Look, there’s something deeply unsettling in the polished logic of Prime Minister Benjamin Netanyahu’s latest sermon to the world: terrorists deserve no sanctuary, so countries that host them must either cough them up or be targets themselves. Because when one wields power, there’s no higher law than “might makes right.”
What he calls “what advanced democracies do,” let’s unpack that. Democracy, in many people’s hearts, promises justice, due process, limits on power—not a carte blanche for extraterritorial strikes. Yet here we have an argument that sovereignty should yield not to diplomacy, not to negotiation, but to the drone-strike, the missile, the secretive kill-mission conducted beyond public scrutiny. Because that, apparently, is the hallmark of maturity: to threaten and act across borders whenever, wherever.
The recent strike in Doha, Qatar, is the poster child of this philosophy: Hamas leaders allegedly there; mediation in motion; ceasefire on the table—but also, apparently, a kill list upstairs somewhere. Five Hamas members dead, a Qatari guard dead, negotiations either derailed or weakened, outrage erupting. Sovereignty trampled. Trust evaporated. Yet Netanyahu proclaims: this is statecraft. Advanced democracy.
And what of the alternative? Qatar’s protests that this was a violation of international law, “state terror,” a betrayal of mediation. Yeah, but—they’re the ones who hosted the so-bad ones, right? So why be upset when Israel takes “justice” into its own hands?
Let’s also talk about consistency. When the U.S. hunted down bin Laden, there was fallout, yes—but there was also a narrative: the 9/11 trauma, the moral panic, sympathetic audiences. Here, it's a different neighborhood, a different massacre (October 7), but the logic somehow must be accepted without question. When Netanyahu says “wherever they hide,” the thought unspoken is: wherever we decide to shoot first, ask questions later.

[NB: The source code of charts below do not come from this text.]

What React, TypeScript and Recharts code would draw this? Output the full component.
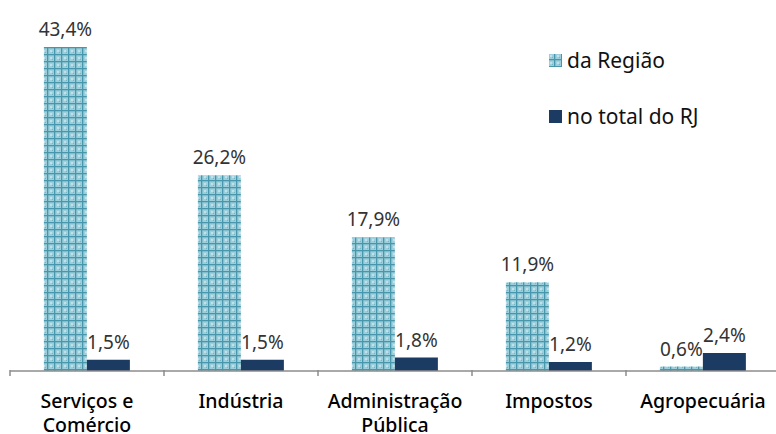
import { BarChart, Bar, XAxis, YAxis, LabelList } from 'recharts'

// Composição do PIB – participação por setor
const categories = ['Serviços e\nComércio', 'Indústria', 'Administração\nPública', 'Impostos', 'Agropecuária']
const daRegiao = [43.4, 26.2, 17.9, 11.9, 0.6]
const noTotalRJ = [1.5, 1.5, 1.8, 1.2, 2.4]
const seriesNames = ['da Região', 'no total do RJ']

const data = categories.map((name, i) => ({ name, regiao: daRegiao[i], rj: noTotalRJ[i] }))

const FONT = '"Noto Sans", sans-serif'
const DARK = '#1c3b63'

const pct = (v: unknown) => `${Number(v).toFixed(1).replace('.', ',')}%`

function CategoryTick(props: any) {
  const { x, y, payload } = props
  const lines = String(payload.value).split('\n')
  const half = 77
  return (
    <g>
      <line x1={x - half} y1={y - 9} x2={x - half} y2={y - 3} stroke="#8c8c8c" strokeWidth={1.5} />
      {lines.map((l, i) => (
        <text key={i} x={x} y={y + 29 + i * 24} textAnchor="middle" fontFamily={FONT} fontSize={19.5} fill="#000" fontWeight={500}>
          {l}
        </text>
      ))}
    </g>
  )
}

export default function App() {
  return (
    <div style={{ position: 'absolute', left: 0, top: 0, width: 776, height: 434, overflow: 'hidden', background: '#fff' }}>
      <BarChart
        width={780}
        height={434}
        data={data}
        margin={{ top: 35, right: 0, left: 10, bottom: 33 }}
        barCategoryGap="22%"
        barGap={0}
      >
        <defs>
          <pattern id="grade" width={7} height={7} patternUnits="userSpaceOnUse">
            <rect width={7} height={7} fill="#9ccfdb" />
            <rect x={1} y={1} width={2} height={2} fill="#c0e1e9" />
            <rect x={3} y={3} width={1} height={1} fill="#74b6c6" />
            <rect x={5} y={0} width={1.3} height={7} fill="#4896ac" />
            <rect x={0} y={5} width={7} height={1.3} fill="#4896ac" />
          </pattern>
        </defs>
        <XAxis
          dataKey="name"
          interval={0}
          axisLine={{ stroke: '#8c8c8c', strokeWidth: 1.5 }}
          tickLine={false}
          tick={<CategoryTick />}
        />
        <YAxis hide domain={[0, 45]} />
        <Bar dataKey="regiao" name={seriesNames[0]} fill="url(#grade)" isAnimationActive={false}>
          <LabelList dataKey="regiao" position="top" offset={11} formatter={pct} fontFamily={FONT} fontSize={19} fill="#333" />
        </Bar>
        <Bar dataKey="rj" name={seriesNames[1]} fill={DARK} isAnimationActive={false}>
          <LabelList dataKey="rj" position="top" offset={11} formatter={pct} fontFamily={FONT} fontSize={19} fill="#333" />
        </Bar>
      </BarChart>
      <div style={{ position: 'absolute', left: 549, top: 45, fontFamily: FONT, fontSize: 21, color: '#111' }}>
        {seriesNames.map((n, i) => (
          <div key={n} style={{ display: 'flex', alignItems: 'center', height: 30, marginBottom: i === 0 ? 26 : 0 }}>
            <svg width={13} height={13} style={{ marginRight: 5 }}>
              <rect width={13} height={13} fill={i === 0 ? 'url(#grade)' : DARK} />
            </svg>
            <span>{n}</span>
          </div>
        ))}
      </div>
    </div>
  )
}
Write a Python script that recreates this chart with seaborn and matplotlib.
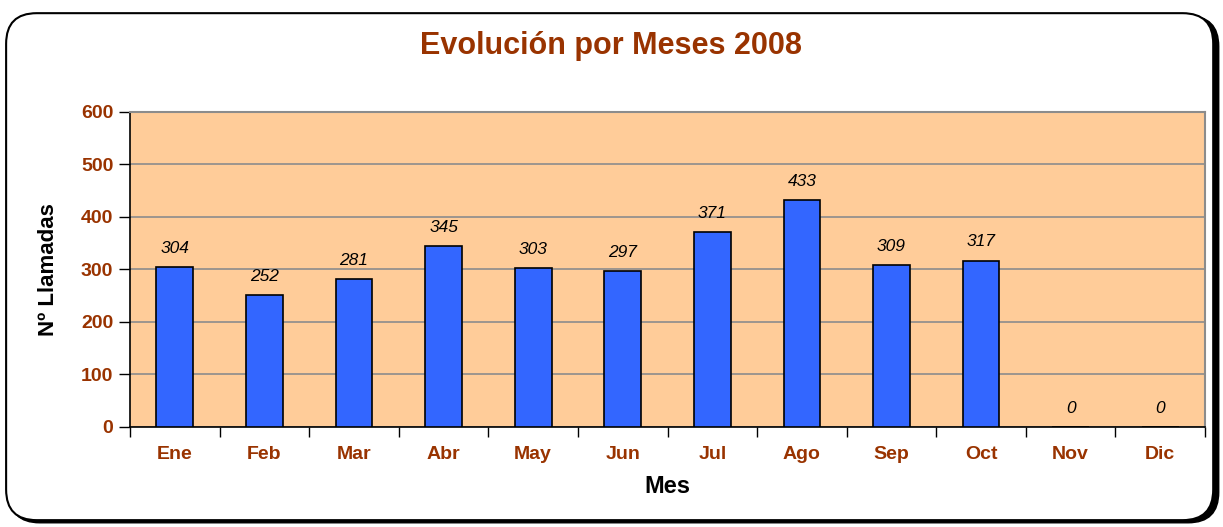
import matplotlib.pyplot as plt
import pandas as pd
import seaborn as sns
from matplotlib.patches import FancyBboxPatch

meses = ['Ene', 'Feb', 'Mar', 'Abr', 'May', 'Jun', 'Jul', 'Ago', 'Sep', 'Oct', 'Nov', 'Dic']
llamadas = [304, 252, 281, 345, 303, 297, 371, 433, 309, 317, 0, 0]
yticks = [0, 100, 200, 300, 400, 500, 600]

df = pd.DataFrame({'Mes': meses, 'Llamadas': llamadas})

sns.set_style('white')
plt.rcParams['font.family'] = ['Liberation Sans', 'DejaVu Sans']

fig = plt.figure(figsize=(12.23, 5.27), dpi=100)

# marco redondeado con sombra
shadow = FancyBboxPatch((0.0075, 0.008), 0.989, 0.962, boxstyle='round,pad=0,rounding_size=0.025',
                        transform=fig.transFigure, facecolor='black', edgecolor='black',
                        mutation_aspect=1223 / 527, zorder=0)
frame = FancyBboxPatch((0.005, 0.013), 0.987, 0.962, boxstyle='round,pad=0,rounding_size=0.025',
                       transform=fig.transFigure, facecolor='white', edgecolor='black', lw=1.5,
                       mutation_aspect=1223 / 527, zorder=0)
fig.patches.extend([shadow, frame])

ax = fig.add_axes([0.1063, 0.1898, 0.879, 0.5977])
ax.set_facecolor('#FFCC99')
ax.set_zorder(1)

sns.barplot(data=df, x='Mes', y='Llamadas', color='#3366FF', edgecolor='black',
            linewidth=1.2, width=0.41, saturation=1, ax=ax, zorder=3)

ax.bar_label(ax.containers[0], labels=[str(v) for v in llamadas], padding=8,
             fontsize=12.5, fontstyle='italic', color='black')

ax.set_ylim(0, 600)
ax.set_xlim(-0.5, 11.5)
ax.set_yticks(yticks)
ax.yaxis.grid(True, color='#8c8c8c', lw=1.2, zorder=0)
ax.set_axisbelow(True)

ax.tick_params(axis='y', which='both', length=8, width=1, direction='out', left=True,
               colors='black', labelcolor='#993300', labelsize=14, pad=4)
for lab in ax.get_yticklabels():
    lab.set_fontweight('bold')

# etiquetas centradas, marcas en los limites de cada categoria
ax.set_xticks(range(12))
ax.set_xticklabels(meses, fontsize=14, fontweight='bold', color='#993300')
ax.tick_params(axis='x', which='major', length=0, pad=14)
ax.set_xticks([i - 0.5 for i in range(13)], minor=True)
ax.tick_params(axis='x', which='minor', length=7, width=1, direction='out', bottom=True, colors='black')

for side in ['top', 'right']:
    ax.spines[side].set_color('#8c8c8c')
    ax.spines[side].set_linewidth(1.5)
for side in ['left', 'bottom']:
    ax.spines[side].set_color('black')
    ax.spines[side].set_linewidth(1.2)

ax.set_xlabel('Mes', fontsize=17, fontweight='bold', color='black', labelpad=8)
ax.set_ylabel('Nº Llamadas', fontsize=16, fontweight='bold', color='black', labelpad=16)

fig.text(0.5, 0.912, 'Evolución por Meses 2008', ha='center', va='center',
         fontsize=22, fontweight='bold', color='#993300')

fig.savefig('out.png', dpi=100)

Here’s the cruel arithmetic not on his podium: mis-targets, civilian suffering, destroyed lives—not just of “terrorists,” but innocents caught in the radius of your bombs. The diplomatic cost, the regional hatred, the undermining of rule of law—it adds up. But “advanced democracy” does risk these things, perhaps. Just with more PR polish.
This is the real question we have to demand answers to, not more speeches: What standard of evidence? What accountability? Who defines the “terrorist” so that the rest of us—millions of people—don’t disappear into their list?
Because in the name of “doing what advanced democracies do,” one might end up claiming moral high ground while stomping over every principle that makes democracy—not dictatorship—bearable.
So yes: strike. Hunt. Pursue. But if you’re going to call yourself “advanced,” make sure you also carry the weight of restraint, transparency, law, and the humanity that doesn’t check out when bombs drop.